Alessia Cara – Growing Pains
Music with a message?
[Video][Website]
[4.50]
Juana Giaimo: Alessia Cara started her career portraying what she was: a 17-year-old girl who didn’t fit in much here. “Growing Pains” continues the journey of youth, this time revealing the sadness and confusion it holds. However, although this song is about insecurities and realizing that “Ms. Know-It-All” was just a mask, her voice sounds disappointingly too confident. And the song itself is a bit bland — especially the chorus with those empty “hey”s and a synthpop production that is too safe.
[6]
Jonathan Bradley: On songs like “Here” and “Wild Things,” Alessia Cara evoked youth as affect, a means for channeling discontent or defiance. The themes sounded natural for her age, but didn’t depend on it. Cara is still young — she turned 22 a week ago — but growing pains afflict children; even as a metaphor for the uncertain path to maturity, her claim to suffering them sounds infantilizing. “Growing Pains” also demonstrates the less interesting side of early adulthood; youth can sparkle with spirit and sincerity, but it can also be tedious and self-obsessed. Cara’s extremely thorough interrogation of her career uncertainties would have been better kept to close friends and support staff.
[3]
Matias Taylor: Realizing that young isn’t always fun and grown often means alone is a well-worn topic, but Alessia portrays it with confidence and wit, a careful balance between insight and accessibility. And those “hey hey hey”s, in all their wordless glory, blare in as an antidote to the overthinking and self-doubt typical of a precocious mind.
[7]
Ryo Miyauchi: Nakedness and honesty are admirable qualities, but laying these issues bare can get a pop song only so far. “Growing Pains” isn’t the brightest mood to inhabit, but it also lacks any hooks to make the experience worthwhile. It’s almost anti-chorus, with Cara rushing to get back to the heady verses, and the tweet draft of a bridge doesn’t entertain the idea that there’s something to get back to.
[5]
Micha Cavaseno: As someone with sympathy for Alessia Cara’s earnest, occasionally grating self-importance, “Growing Pains” isn’t objectionable off the rip for me.
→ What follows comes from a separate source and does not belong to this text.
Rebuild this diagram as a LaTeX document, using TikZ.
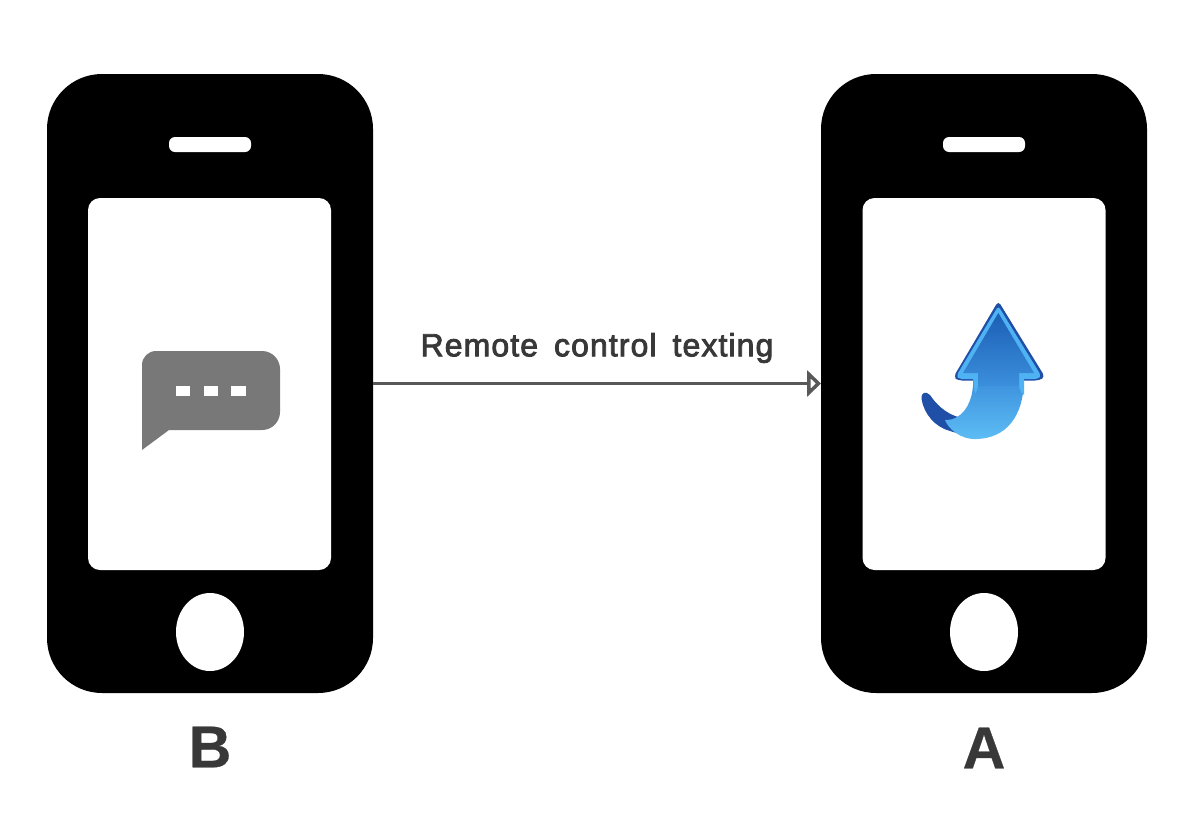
\documentclass[tikz,border=0pt]{standalone}
\usepackage{fontspec}
\setmainfont{Liberation Sans}
\newfontfamily\msgfont[FakeBold=2.6,LetterSpace=3.4,WordSpace=1.6]{Liberation Sans}
\newfontfamily\bigfont[FakeBold=0.5]{Liberation Sans Bold}
\usetikzlibrary{arrows.meta,shapes.geometric,positioning}
\definecolor{txt}{HTML}{383838}
\definecolor{connc}{HTML}{585858}
\definecolor{bub}{HTML}{787878}
\definecolor{arrdark}{HTML}{1F4FA6}
\definecolor{arrlight}{HTML}{4FB2F2}
\definecolor{gradtop}{HTML}{1C5FB5}
\definecolor{gradmid}{HTML}{3B8FDC}
\definecolor{gradbot}{HTML}{5DBDF4}
\tikzset{
 body/.style={draw=none,fill=black,rounded corners=55pt,minimum width=326pt,minimum height=619pt,inner sep=0pt,outer sep=0pt},
 screen/.style={draw=none,fill=white,rounded corners=12pt,minimum width=243pt,minimum height=372pt,inner sep=0pt},
 speaker/.style={draw=none,fill=white,rounded corners=6pt,minimum width=82pt,minimum height=15pt,inner sep=0pt},
 homekey/.style={ellipse,draw=none,fill=white,minimum width=68pt,minimum height=78pt,inner sep=0pt},
 dotbox/.style={draw=none,fill=white,minimum width=14.5pt,minimum height=10pt,inner sep=0pt},
 connline/.style={draw=connc,line width=3pt,-{Triangle[open,length=14pt,width=26pt,line width=3.5pt,fill=white]}},
 biglabel/.style={text=txt,font=\bigfont\fontsize{59}{59}\selectfont,inner sep=0pt},
 msglabel/.style={text=txt,font=\msgfont\fontsize{32}{36}\selectfont,inner sep=0pt}
}
\begin{document}
\begin{tikzpicture}[x=1pt,y=-1pt]
\useasboundingbox (0,0) rectangle (1204,830);
\fill[white] (0,0) rectangle (1204,830);
% phones
\node[body] (B) at (210,383.5) {};
\node[screen] (Bs) at (209.5,384) {};
\node[speaker] (Bk) at (210,144.5) {};
\node[homekey] (Bh) at (210,632) {};
\node[body] (A) at (984,383.5) {};
\node[screen] (As) at (984,384) {};
\node[speaker] (Ak) at (984,144.5) {};
\node[homekey] (Ah) at (984,632) {};
% bubble
\fill[bub] (142,450) -- (142,365) arc[start angle=180,end angle=270,radius=14] -- (262,351)
  arc[start angle=-90,end angle=0,radius=18] -- (280,412)
  arc[start angle=0,end angle=90,radius=18] -- (169,430) -- cycle;
\node[dotbox] (d1) at (183,390.5) {};
\node[dotbox] (d2) at (211,390.5) {};
\node[dotbox] (d3) at (238.5,390.5) {};
% up arrow: tail
\fill[arrdark] (921.5,399) .. controls (921,392) and (926,391) .. (930,395)
  .. controls (936,404) and (945,413) .. (958,417) -- (960,434) -- (950,431)
  .. controls (935,427) and (924,414) .. (921.5,399) -- cycle;
% stem
\shade[top color=gradmid,bottom color=gradbot]
  (973,378) .. controls (974,395) and (968,411) .. (957,417)
  .. controls (954,419) and (950,420) .. (945,420)
  .. controls (948,428) and (960,440) .. (977,439)
  .. controls (1005,438) and (1024,418) .. (1024,378) -- cycle;
% head
\fill[arrdark,rounded corners=4pt] (998.3,301) -- (1045,377) -- (1039,380.5) -- (958,380.5) -- (953.5,377) -- cycle;
\fill[arrlight,rounded corners=3pt] (998.3,306) -- (1041,375.5) -- (1038,379) -- (959,379) -- (956.5,375.5) -- cycle;
\fill[arrlight] (973,378) -- (1024,378) -- (1024,395) .. controls (1020,392) and (1019,388) .. (1019,383) -- (978,383) .. controls (978,388) and (977,391) .. (975,394) -- cycle;
\shade[top color=gradtop,bottom color=gradmid] (998.3,313) -- (1034,373) -- (1019,373) -- (1019,386) -- (978,386) -- (978,373) -- (963,373) -- cycle;
% labels
\node[msglabel] (msg) at (597,348) {Remote control texting};
\node[biglabel] (lb) at (210,747) {B};
\node[biglabel] (la) at (984,748) {A};
% connector
\draw[connline] (B.east) -- (A.west);
\end{tikzpicture}
\end{document}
But somewhere along the line she decided to up the influence of Lorde but without the ambition — or rather, with the ambition in less capable hands. Pop & Oak have really lost the plot here, distorting her flattest vocals into robotic farts, providing absurd “stadium smash hip-hop beats” and letting Cara’s songs just sort of meander in ways that sound less conversational than indecipherable. Making Alessia Cara sound unfocused and hazy when she’s spent so much time pushing against that is a real betrayal of her better qualities.
[2]
Alfred Soto: “A short leash and a short fuse don’t match” is an aphorism for our times, but the generic electropop is a straitjacket around Alessia Cara, whose emotional range is limited anyway.
[4]
Katherine St Asaph: Alessia Cara, more than anyone else in pop, seems genuine and grounded, and on “Growing Pains” she navigates the dark night of the Gen-Z soul with the stream-of-consciousness delivery of Julia Michaels and the earnestness of someone still unscathed by industry bullshit. But bullshit there regardless is — specifically, the misguided belief that “genuine” and “grounded” mean bland, or “music with a message” loses its message unless set to bland adult contemporary. (The video, sort of middle-grade-series “Bad Romance,” is illustrative.) A short fuse doesn’t match a waterlogged arrangement either.
[3]
Ian Mathers: I was really hoping that Portishead sample wasn’t as load-bearing as I suspected it might have been.